Mild to moderate hepatic iron loading is common in patients with chronic hepatitis C.
Researchers from Seattle, Washington, sought to determine whether mutations in the hemochromatosis gene, HFE, are associated with iron overload, and disease progression in hepatitis C.
The researcher team studied 316 patients with chronic hepatitis C. These included 198 consecutive patients undergoing liver biopsy for compensated liver disease, and 118 who underwent liver transplantation for end-stage liver disease.
|HFE mutations were not independently associated with iron loading in patients with end-stage liver disease.|
The team assessed serum iron studies, quantitative hepatic iron concentration, histologic activity index, and HFE genotype.
In the patients with compensated liver disease, HFE mutations were found to be independently associated with elevations in serum iron level, serum transferrin-iron saturation, serum ferritin level, and hepatic iron index.
Furthermore, after adjustment for duration of infection with hepatitis C virus, HFE mutations were also independently associated with the presence of bridging fibrosis or cirrhosis.
However, HFE mutations were not independently associated with iron loading in patients with end-stage liver disease.

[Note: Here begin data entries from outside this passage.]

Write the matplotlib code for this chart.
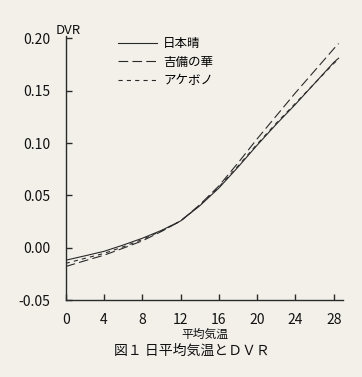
import matplotlib
matplotlib.use("Agg")
import matplotlib.pyplot as plt

plt.rcParams['font.family'] = ['Noto Sans CJK JP', 'DejaVu Sans']
plt.rcParams['lines.scale_dashes'] = False

# 日平均気温 (x) と DVR (y)
temps = [0, 2, 4, 6, 8, 10, 12, 14, 16, 18, 20, 22, 24, 26, 28, 28.5]
nihonbare = [-0.012, -0.0078, -0.0035, 0.0025, 0.009, 0.0165, 0.0255, 0.040,
             0.057, 0.077, 0.098, 0.118, 0.137, 0.157, 0.177, 0.181]
kibinohana = [-0.018, -0.0125, -0.0072, -0.0005, 0.0065, 0.0155, 0.0255, 0.041,
              0.059, 0.081, 0.104, 0.126, 0.148, 0.169, 0.190, 0.195]
akebono = [-0.015, -0.0102, -0.0055, 0.0008, 0.0078, 0.016, 0.0255, 0.0405,
           0.058, 0.078, 0.099, 0.119, 0.138, 0.157, 0.176, 0.180]

xticks = [0, 4, 8, 12, 16, 20, 24, 28]
yticks = [-0.05, 0.00, 0.05, 0.10, 0.15, 0.20]

bg = '#f3f0ea'
ink = '#2a2a2a'

fig = plt.figure(figsize=(3.62, 3.77), dpi=100, facecolor=bg)
ax = fig.add_axes([0.1815, 0.2042, 0.767, 0.6997], facecolor=bg)

ax.plot(temps, nihonbare, color=ink, lw=0.8, label='日本晴')
ax.plot(temps, kibinohana, color=ink, lw=0.8, dashes=(7, 3), label='吉備の華')
ax.plot(temps, akebono, color=ink, lw=0.8, dashes=(3, 3), label='アケボノ')

ax.set_xlim(0, 29)
ax.set_ylim(-0.05, 0.202)
ax.set_xticks(xticks)
ax.set_yticks(yticks)
ax.set_yticklabels([f'{v:.2f}' for v in yticks])
for s in ['top', 'right']:
    ax.spines[s].set_visible(False)
for s in ['left', 'bottom']:
    ax.spines[s].set_color(ink)
    ax.spines[s].set_linewidth(1.0)
ax.tick_params(axis='both', direction='in', length=4, width=1.0, color=ink,
               labelsize=10, labelcolor='#111111')
ax.tick_params(axis='x', pad=9)
ax.tick_params(axis='y', pad=11)

ax.set_xlabel('平均気温', fontsize=8.5, labelpad=1, color='#111111')
fig.text(68 / 362, 1 - 31 / 377, 'DVR', fontsize=9.5, ha='center', va='center',
         color='#111111')
fig.text(192 / 362, 1 - 351 / 377, '図１ 日平均気温とＤＶＲ', fontsize=10,
         ha='center', va='center', color='#111111')

ax.legend(loc='upper left', bbox_to_anchor=(118 / 362, 1 - 37 / 377),
          bbox_transform=fig.transFigure, frameon=False, fontsize=9,
          handlelength=3.1, handletextpad=0.5, borderpad=0, borderaxespad=0,
          labelspacing=0.45)

fig.savefig('out.png', dpi=100, facecolor=bg)
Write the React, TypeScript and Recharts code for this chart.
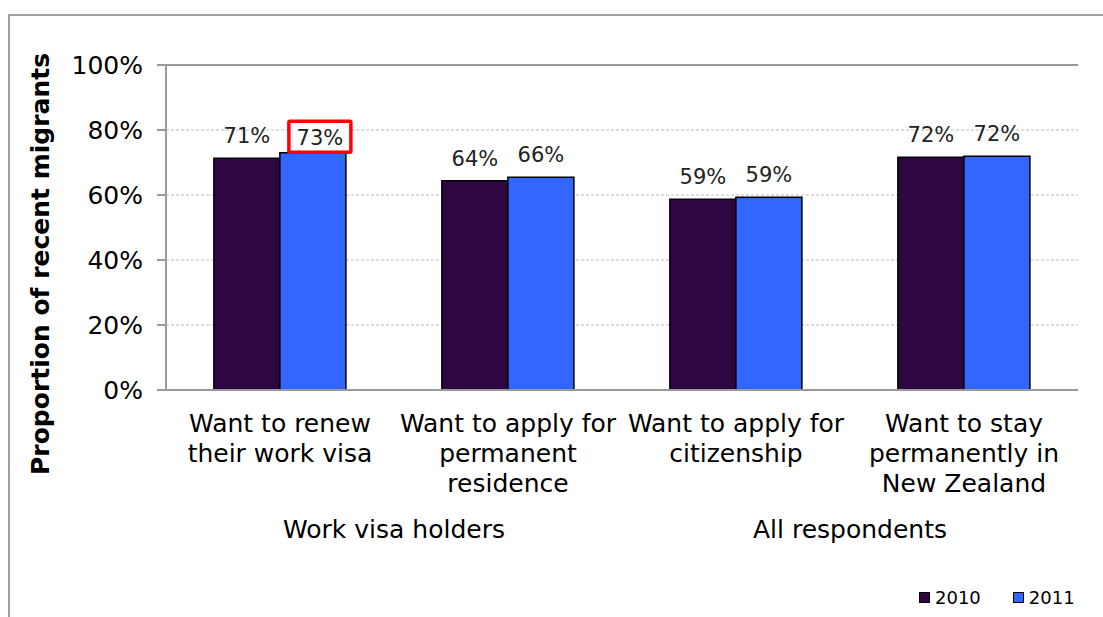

The researchers found that there was no significant difference in the prevalence of HFE mutations between patients with compensated and end-stage liver disease (42% versus 33%).
Dr Bruce Tung's team concluded, "The presence of HFE mutations is independently associated with iron loading and advanced fibrosis in patients with compensated liver disease from chronic hepatitis C, especially after controlling for duration of disease".
"These results suggest that HFE mutations accelerate hepatic fibrosis in hepatitis C but may not be responsible for progression to end-stage liver disease."